Liu Xie’s fifth century masterpiece on the art of writing, the Wenxin diaolong, or The Heart of Literature and the Carving of Dragons, makes no mention of spiders. But late one spring, I go to the park close to where I live — by the exercise machines nobody uses, within earshot of a busy road — to think about Liu Xie. And as I lie beside the long grasses the municipal authorities have left untended to encourage wildlife, I see something move: a spider tending its web.

She is a garden spider, Araneus diadematus, her brown back mottled yellow and white. The web stretches between a wide blade of grass, and the buttress of a nearby bush. The web has been torn by an insect that has broken free, and the tiny spider is meticulously drawing threads across the gaps, liquid meeting air to become silk.

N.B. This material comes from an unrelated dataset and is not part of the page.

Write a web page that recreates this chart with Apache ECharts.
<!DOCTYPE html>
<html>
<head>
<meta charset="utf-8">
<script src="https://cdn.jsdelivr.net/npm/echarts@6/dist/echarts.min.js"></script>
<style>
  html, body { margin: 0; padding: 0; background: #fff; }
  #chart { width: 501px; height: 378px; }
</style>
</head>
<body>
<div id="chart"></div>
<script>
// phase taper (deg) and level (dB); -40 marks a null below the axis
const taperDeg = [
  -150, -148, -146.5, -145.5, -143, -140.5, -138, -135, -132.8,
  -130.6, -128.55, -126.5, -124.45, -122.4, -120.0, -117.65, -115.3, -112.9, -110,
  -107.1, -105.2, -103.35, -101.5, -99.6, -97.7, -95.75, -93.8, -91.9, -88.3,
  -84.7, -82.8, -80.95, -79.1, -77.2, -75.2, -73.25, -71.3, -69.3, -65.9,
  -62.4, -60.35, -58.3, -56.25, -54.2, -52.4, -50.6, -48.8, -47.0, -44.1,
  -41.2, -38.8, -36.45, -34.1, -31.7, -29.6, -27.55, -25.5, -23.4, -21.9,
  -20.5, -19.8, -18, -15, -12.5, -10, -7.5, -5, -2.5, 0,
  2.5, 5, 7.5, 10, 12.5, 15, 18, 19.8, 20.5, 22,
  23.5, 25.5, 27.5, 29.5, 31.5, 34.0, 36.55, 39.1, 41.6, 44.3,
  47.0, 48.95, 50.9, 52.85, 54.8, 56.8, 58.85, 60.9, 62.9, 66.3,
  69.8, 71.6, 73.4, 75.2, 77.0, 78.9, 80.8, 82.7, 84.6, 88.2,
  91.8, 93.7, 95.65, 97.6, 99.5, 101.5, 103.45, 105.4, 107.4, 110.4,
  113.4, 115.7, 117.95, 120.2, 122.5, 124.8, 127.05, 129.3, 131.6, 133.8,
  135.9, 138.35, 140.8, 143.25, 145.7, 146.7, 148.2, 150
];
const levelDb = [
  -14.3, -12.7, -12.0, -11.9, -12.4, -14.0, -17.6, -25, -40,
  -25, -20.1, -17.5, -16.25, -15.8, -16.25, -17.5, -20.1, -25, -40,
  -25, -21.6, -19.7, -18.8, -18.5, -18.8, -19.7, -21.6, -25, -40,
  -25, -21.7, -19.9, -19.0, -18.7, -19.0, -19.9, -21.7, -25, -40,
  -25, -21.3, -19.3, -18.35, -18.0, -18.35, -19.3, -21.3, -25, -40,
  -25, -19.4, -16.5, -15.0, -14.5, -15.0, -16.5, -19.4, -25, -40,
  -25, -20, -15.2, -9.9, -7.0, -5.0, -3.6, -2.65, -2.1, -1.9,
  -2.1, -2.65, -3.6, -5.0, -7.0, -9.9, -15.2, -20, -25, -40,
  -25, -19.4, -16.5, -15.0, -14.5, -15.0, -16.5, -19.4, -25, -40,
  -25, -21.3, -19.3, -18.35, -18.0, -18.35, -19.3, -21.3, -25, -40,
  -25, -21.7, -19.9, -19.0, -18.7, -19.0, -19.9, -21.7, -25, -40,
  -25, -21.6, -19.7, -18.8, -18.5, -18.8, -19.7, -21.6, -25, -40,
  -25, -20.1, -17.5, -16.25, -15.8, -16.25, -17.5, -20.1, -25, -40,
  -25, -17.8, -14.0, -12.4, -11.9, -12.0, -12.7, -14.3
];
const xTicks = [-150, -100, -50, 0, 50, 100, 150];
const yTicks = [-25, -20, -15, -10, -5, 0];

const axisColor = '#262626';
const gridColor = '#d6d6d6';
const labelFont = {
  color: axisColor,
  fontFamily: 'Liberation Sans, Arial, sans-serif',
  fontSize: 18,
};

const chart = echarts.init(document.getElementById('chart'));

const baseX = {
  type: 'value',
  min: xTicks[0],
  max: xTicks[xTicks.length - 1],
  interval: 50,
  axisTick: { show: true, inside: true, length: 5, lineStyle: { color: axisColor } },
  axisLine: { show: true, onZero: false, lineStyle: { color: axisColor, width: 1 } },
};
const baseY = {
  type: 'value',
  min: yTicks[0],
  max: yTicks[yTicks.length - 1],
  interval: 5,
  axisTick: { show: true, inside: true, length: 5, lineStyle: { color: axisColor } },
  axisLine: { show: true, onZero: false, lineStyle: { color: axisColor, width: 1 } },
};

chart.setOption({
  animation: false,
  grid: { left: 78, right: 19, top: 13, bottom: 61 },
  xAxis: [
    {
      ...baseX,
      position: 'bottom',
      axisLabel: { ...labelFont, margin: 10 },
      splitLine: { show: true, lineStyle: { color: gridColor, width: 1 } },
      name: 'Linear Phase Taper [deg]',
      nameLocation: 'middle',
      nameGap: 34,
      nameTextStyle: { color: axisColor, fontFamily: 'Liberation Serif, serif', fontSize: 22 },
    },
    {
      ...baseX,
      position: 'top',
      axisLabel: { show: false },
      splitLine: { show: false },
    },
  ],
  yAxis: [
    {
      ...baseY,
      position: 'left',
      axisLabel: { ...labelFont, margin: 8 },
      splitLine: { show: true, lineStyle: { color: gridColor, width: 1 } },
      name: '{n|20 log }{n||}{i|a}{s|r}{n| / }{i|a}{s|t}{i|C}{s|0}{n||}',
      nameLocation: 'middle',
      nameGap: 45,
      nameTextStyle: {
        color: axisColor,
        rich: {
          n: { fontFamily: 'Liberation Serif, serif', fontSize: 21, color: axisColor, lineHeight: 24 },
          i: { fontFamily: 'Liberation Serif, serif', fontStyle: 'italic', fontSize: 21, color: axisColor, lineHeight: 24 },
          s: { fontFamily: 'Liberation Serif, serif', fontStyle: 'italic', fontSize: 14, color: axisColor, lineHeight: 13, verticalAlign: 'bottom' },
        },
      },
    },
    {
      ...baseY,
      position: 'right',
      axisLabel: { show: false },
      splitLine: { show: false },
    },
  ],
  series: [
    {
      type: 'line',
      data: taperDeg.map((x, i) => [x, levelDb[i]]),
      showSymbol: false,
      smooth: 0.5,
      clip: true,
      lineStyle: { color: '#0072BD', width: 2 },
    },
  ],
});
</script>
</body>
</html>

I watch her go about her work, and think of the opening line of Liu’s text:

Pattern is a very great power indeed — Is it not born alongside heaven and earth?

2. Hyphology

How is the world knitted together? What does it mean to weave a text? What does it mean to weave a life? Liu draws together the threads of his treatise on the warp and weft of questions such as these.

“Emotion,” Liu writes, “is the warp of literature, and words are the weft: if the warp is correct then the weft will follow, if the inner logic is clear, the words will flow: this is how one establishes the source of literature.”

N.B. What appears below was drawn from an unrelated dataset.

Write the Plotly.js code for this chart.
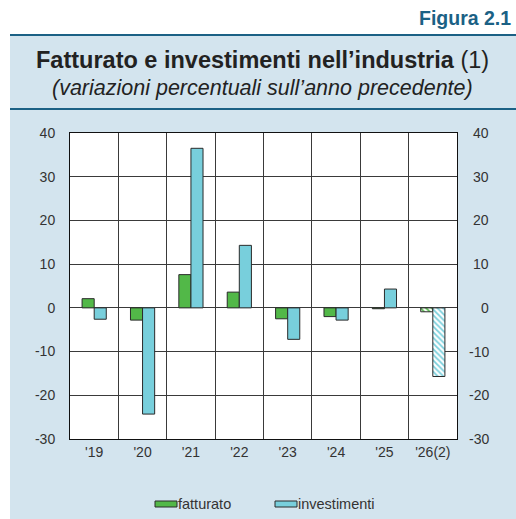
<!DOCTYPE html>
<html>
<head>
<meta charset="utf-8">
<script src="https://cdn.plot.ly/plotly-3.0.1.min.js"></script>
<style>
html,body{margin:0;padding:0;background:#fff;}
#chart{width:516px;height:519px;}
</style>
</head>
<body>
<div id="chart"></div>
<script>
// ---- data ----
const categories = ["'19", "'20", "'21", "'22", "'23", "'24", "'25", "'26(2)"];
const fatturato = [2.1, -2.8, 7.6, 3.6, -2.5, -2.0, -0.2, -0.9];
const investimenti = [-2.6, -24.3, 36.5, 14.3, -7.2, -2.8, 4.3, -15.7];
const forecast = [false, false, false, false, false, false, false, true];
const yTickVals = [-30, -20, -10, 0, 10, 20, 30, 40];
const yTickText = ["-30", "-20", "-10", "0", "10", "20", "30", "40"];
const seriesNames = ["fatturato", "investimenti"];

// ---- style ----
const W = 516, H = 519;
const M = {l: 70, r: 59, t: 133, b: 80};
const PW = W - M.l - M.r, PH = H - M.t - M.b;
const xp = px => (px - M.l) / PW;
const yp = py => (H - M.b - py) / PH;
const GREEN = '#52b848', BLUE = '#78cfdc', EDGE = '#2a2a2a';
const BG = '#d3e4ee', TEAL = '#1b6185', TXT = '#333333';
const FONT = 'Liberation Sans, Arial, sans-serif';
const TICK = 14;

function barTrace(name, vals, color) {
  return {
    type: 'bar', name: name, x: categories, y: vals,
    marker: {
      color: color,
      line: {color: EDGE, width: 1},
      pattern: {
        shape: forecast.map(f => f ? '\\' : ''),
        fgcolor: color, bgcolor: 'white', size: 4, solidity: 0.45
      }
    },
    showlegend: false, hoverinfo: 'x+y'
  };
}

const traces = [
  barTrace(seriesNames[0], fatturato, GREEN),
  barTrace(seriesNames[1], investimenti, BLUE)
];

const annotations = [
  {text: '<b>Figura 2.1</b>', xref: 'paper', yref: 'paper', x: xp(513), y: yp(18),
   xanchor: 'right', yanchor: 'middle', showarrow: false,
   font: {family: FONT, size: 19.5, color: TEAL}},
  {text: '<b>Fatturato e investimenti nell’industria</b> (1)', xref: 'paper', yref: 'paper',
   x: xp(262), y: yp(60), xanchor: 'center', yanchor: 'middle', showarrow: false,
   font: {family: FONT, size: 23.5, color: '#222'}},
  {text: '<i>(variazioni percentuali sull’anno precedente)</i>', xref: 'paper', yref: 'paper',
   x: xp(262), y: yp(88), xanchor: 'center', yanchor: 'middle', showarrow: false,
   font: {family: FONT, size: 21.5, color: '#222'}},
  {text: seriesNames[0], xref: 'paper', yref: 'paper', x: xp(176), y: yp(504),
   xanchor: 'left', yanchor: 'middle', showarrow: false,
   font: {family: FONT, size: 14.5, color: TXT}},
  {text: seriesNames[1], xref: 'paper', yref: 'paper', x: xp(296), y: yp(504),
   xanchor: 'left', yanchor: 'middle', showarrow: false,
   font: {family: FONT, size: 14.5, color: TXT}}
];
// right-hand axis labels (right-aligned as in the reference)
yTickVals.forEach((v, i) => {
  annotations.push({text: yTickText[i], xref: 'paper', yref: 'y', x: xp(491), y: v,
    xanchor: 'right', yanchor: 'middle', showarrow: false,
    font: {family: FONT, size: TICK, color: TXT}});
});

const shapes = [
  {type: 'rect', xref: 'paper', yref: 'paper', x0: xp(0), x1: xp(W), y0: yp(35), y1: yp(0),
   fillcolor: 'white', line: {width: 0}, layer: 'below'},
  {type: 'rect', xref: 'paper', yref: 'paper', x0: xp(0), x1: xp(10), y0: yp(H), y1: yp(35),
   fillcolor: 'white', line: {width: 0}, layer: 'below'},
  {type: 'line', xref: 'paper', yref: 'paper', x0: xp(10), x1: xp(W), y0: yp(35), y1: yp(35),
   line: {color: TEAL, width: 2}},
  {type: 'line', xref: 'paper', yref: 'paper', x0: xp(10), x1: xp(W), y0: yp(109), y1: yp(109),
   line: {color: TEAL, width: 2}},
  {type: 'rect', xref: 'paper', yref: 'paper', x0: xp(155), x1: xp(177), y0: yp(507), y1: yp(501),
   fillcolor: GREEN, line: {color: EDGE, width: 1}},
  {type: 'rect', xref: 'paper', yref: 'paper', x0: xp(275), x1: xp(297), y0: yp(507), y1: yp(501),
   fillcolor: BLUE, line: {color: EDGE, width: 1}}
];

const layout = {
  width: W, height: H, margin: M,
  paper_bgcolor: BG, plot_bgcolor: 'white',
  font: {family: FONT, size: TICK, color: TXT},
  showlegend: false, barmode: 'group', bargap: 0.5, bargroupgap: 0,
  xaxis: {
    type: 'category', tickson: 'boundaries', showgrid: true, gridcolor: '#3a3a3a', gridwidth: 1,
    ticks: 'outside', ticklen: 8, tickcolor: 'rgba(0,0,0,0)',
    showline: true, linecolor: '#111', linewidth: 1, mirror: true,
    tickfont: {family: FONT, size: TICK, color: TXT}, fixedrange: true
  },
  yaxis: {
    range: [-30, 40], tickvals: yTickVals, ticktext: yTickText,
    showgrid: true, gridcolor: '#3a3a3a', gridwidth: 1,
    zeroline: true, zerolinecolor: '#3a3a3a', zerolinewidth: 1,
    ticks: 'outside', ticklen: 11, tickcolor: 'rgba(0,0,0,0)',
    showline: true, linecolor: '#111', linewidth: 1, mirror: true,
    tickfont: {family: FONT, size: TICK, color: TXT}, fixedrange: true
  },
  annotations: annotations,
  shapes: shapes
};

Plotly.newPlot('chart', traces, layout, {displayModeBar: false, staticPlot: true});
</script>
</body>
</html>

Barthes calls it hyphology, from the Greek hyphos ὕφος. “The text is made, is worked out in a perpetual interweaving,” Barthes writes. “Lost in this tissue — this texture — the subject unmakes himself, like a spider dissolving in the constructive secretions of its web.”

Liu Xi builds his web meticulously. He has read everything. An obsessive hyphologist, he knits together his learning to ask how patterned language can reflect the patterned brocade of the world.